[OBJECTIVE] Single out each line with the word "chart" and copy it.

########

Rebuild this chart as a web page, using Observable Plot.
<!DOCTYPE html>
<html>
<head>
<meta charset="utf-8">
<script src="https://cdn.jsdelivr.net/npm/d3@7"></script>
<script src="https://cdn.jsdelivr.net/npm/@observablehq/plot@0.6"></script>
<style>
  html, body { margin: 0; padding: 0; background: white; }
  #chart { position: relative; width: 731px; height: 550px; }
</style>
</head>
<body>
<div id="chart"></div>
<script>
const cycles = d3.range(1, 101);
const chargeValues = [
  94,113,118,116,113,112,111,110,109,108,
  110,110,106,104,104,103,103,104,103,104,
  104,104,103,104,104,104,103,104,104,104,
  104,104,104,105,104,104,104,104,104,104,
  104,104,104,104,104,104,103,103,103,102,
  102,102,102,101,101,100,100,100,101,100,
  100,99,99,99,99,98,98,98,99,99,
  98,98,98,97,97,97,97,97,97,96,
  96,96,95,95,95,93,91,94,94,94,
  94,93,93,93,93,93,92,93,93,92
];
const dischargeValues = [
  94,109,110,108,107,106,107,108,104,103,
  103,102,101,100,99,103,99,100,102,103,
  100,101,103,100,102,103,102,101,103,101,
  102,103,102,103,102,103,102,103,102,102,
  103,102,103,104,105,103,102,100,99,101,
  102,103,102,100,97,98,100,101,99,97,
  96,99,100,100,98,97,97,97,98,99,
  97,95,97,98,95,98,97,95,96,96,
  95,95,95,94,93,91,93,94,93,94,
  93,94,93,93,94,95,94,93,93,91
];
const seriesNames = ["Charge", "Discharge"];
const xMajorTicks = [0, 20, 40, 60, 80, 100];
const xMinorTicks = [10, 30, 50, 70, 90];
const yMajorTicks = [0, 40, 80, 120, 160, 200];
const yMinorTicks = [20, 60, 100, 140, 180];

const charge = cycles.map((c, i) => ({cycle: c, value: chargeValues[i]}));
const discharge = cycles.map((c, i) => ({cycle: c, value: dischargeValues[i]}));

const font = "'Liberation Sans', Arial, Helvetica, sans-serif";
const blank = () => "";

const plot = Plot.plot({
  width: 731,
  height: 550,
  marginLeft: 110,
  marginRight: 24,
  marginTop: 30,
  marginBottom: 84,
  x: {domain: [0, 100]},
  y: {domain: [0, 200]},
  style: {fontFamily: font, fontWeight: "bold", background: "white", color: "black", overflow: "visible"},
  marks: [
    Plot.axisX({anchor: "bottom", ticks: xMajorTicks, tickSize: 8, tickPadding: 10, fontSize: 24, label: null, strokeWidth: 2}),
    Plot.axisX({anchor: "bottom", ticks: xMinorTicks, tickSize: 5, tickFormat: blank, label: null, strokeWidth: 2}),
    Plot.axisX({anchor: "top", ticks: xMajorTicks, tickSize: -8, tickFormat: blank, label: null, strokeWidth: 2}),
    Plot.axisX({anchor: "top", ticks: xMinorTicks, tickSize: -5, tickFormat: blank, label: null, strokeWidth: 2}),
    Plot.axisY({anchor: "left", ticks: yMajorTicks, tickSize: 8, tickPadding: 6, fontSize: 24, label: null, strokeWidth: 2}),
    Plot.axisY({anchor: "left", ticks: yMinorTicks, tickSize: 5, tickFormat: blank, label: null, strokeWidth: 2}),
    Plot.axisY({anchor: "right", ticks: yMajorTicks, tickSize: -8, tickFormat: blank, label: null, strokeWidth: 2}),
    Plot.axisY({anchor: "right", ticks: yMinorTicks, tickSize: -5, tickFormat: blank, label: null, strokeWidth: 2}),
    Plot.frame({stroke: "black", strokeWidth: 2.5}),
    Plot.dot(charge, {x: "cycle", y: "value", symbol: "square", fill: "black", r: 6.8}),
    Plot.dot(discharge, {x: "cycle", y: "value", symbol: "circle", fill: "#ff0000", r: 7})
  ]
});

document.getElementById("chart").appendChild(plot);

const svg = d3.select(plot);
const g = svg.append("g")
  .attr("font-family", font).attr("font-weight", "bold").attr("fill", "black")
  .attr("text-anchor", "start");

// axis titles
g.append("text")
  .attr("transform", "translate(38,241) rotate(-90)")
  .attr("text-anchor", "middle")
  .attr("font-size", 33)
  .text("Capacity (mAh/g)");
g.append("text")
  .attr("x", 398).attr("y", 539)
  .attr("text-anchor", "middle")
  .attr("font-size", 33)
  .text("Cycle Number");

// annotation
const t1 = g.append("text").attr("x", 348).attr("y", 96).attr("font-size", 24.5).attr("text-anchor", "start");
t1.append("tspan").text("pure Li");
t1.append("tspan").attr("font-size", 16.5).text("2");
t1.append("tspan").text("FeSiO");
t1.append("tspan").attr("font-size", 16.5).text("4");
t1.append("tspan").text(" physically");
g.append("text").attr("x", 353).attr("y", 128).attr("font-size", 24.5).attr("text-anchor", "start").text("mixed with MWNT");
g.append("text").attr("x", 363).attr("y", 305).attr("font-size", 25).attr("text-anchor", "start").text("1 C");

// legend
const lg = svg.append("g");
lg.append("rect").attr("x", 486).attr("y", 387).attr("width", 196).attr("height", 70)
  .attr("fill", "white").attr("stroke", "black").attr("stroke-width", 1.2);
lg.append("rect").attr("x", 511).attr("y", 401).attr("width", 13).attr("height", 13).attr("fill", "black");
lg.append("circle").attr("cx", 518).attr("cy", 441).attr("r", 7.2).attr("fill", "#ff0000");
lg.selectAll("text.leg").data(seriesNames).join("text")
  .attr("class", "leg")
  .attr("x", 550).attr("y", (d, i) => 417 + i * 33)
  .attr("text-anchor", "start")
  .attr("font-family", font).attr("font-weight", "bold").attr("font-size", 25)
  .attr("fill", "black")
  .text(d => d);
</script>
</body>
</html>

########

[WORKED ANSWER]
Rebuild this chart as a web page, using Observable Plot.
  #chart { position: relative; width: 731px; height: 550px; }
<div id="chart"></div>
document.getElementById("chart").appendChild(plot);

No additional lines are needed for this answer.